Zahoor's father Khushal Khan migrated to Karachi from Hasnaina village in the Mansehra district of Khyber Pakhtunkhwa province. Zahoor was born in 1955 in Karachi.  His ISTIL Group operates from a head office in Kiev. It also has offices in the UK, Pakistan, and UAE.

"When I arrived in Moscow in the late’80s, I started supplying spare parts to a company," he said. "At the same time, I told my company that moving steel from here could be a lucrative deal. Almost everyone in the steel mills knew me." His company exported steel to Pakistan using a barter system with payment from Pakistan coming in the form of cloth instead of cash. He said it was a highly lucrative business. 

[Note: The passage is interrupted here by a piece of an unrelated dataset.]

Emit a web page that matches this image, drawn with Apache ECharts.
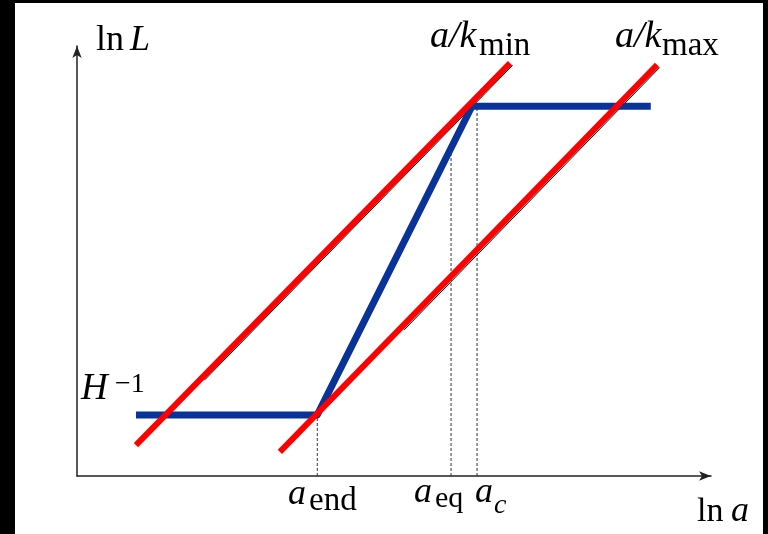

He later moved back to Pakistan. “Having a Russian wife limited my career development there,” he told  Newsweek . “The secret services were also very active during the ’80s, and I thought it better to leave.” He moved to Moscow to work for a Pakistani steel company in the late ’80s, and hasn’t looked back since.
He learned Russian and metallurgy well. Then he eventually found a way to apply those skills in Ukraine, one of the world’s top 10 steel-exporting nations. Zahoor also displayed a talent for knowing when to get out of a business, as he did in 2008 by selling his Donetsk steel mill for a top-drawer price of $1 billion, according to  Kyiv Post . He has since invested in media and real estate businesses.

 

Zahoor divorced his first wife to marry Kamaliya (born as Natalya Shmarenkova in 1977) in 2003. Kamaliya won the Mrs World title in 2008. She is involved in charitable work in both Ukraine and Pakistan. Before the Russian invasion, they lived in a mansion designed to resemble Dubai’s hotel Burj al-Arab in the suburbs of Kyiv. The couple has 8-year-old twin daughters. Zahoor has two grown up children, Arman and Tanya, from his previous marriage.
Zahoor and Kamaliya have starred in a Fox Entertainment reality show  "Meet the Russians" . Kamaliya has a singing career with hit singles like "Crazy in My Heart," "Rising Up," and "Butterflies," and she is also famous for singing duets with Russian pop star Philipp Kirkorov.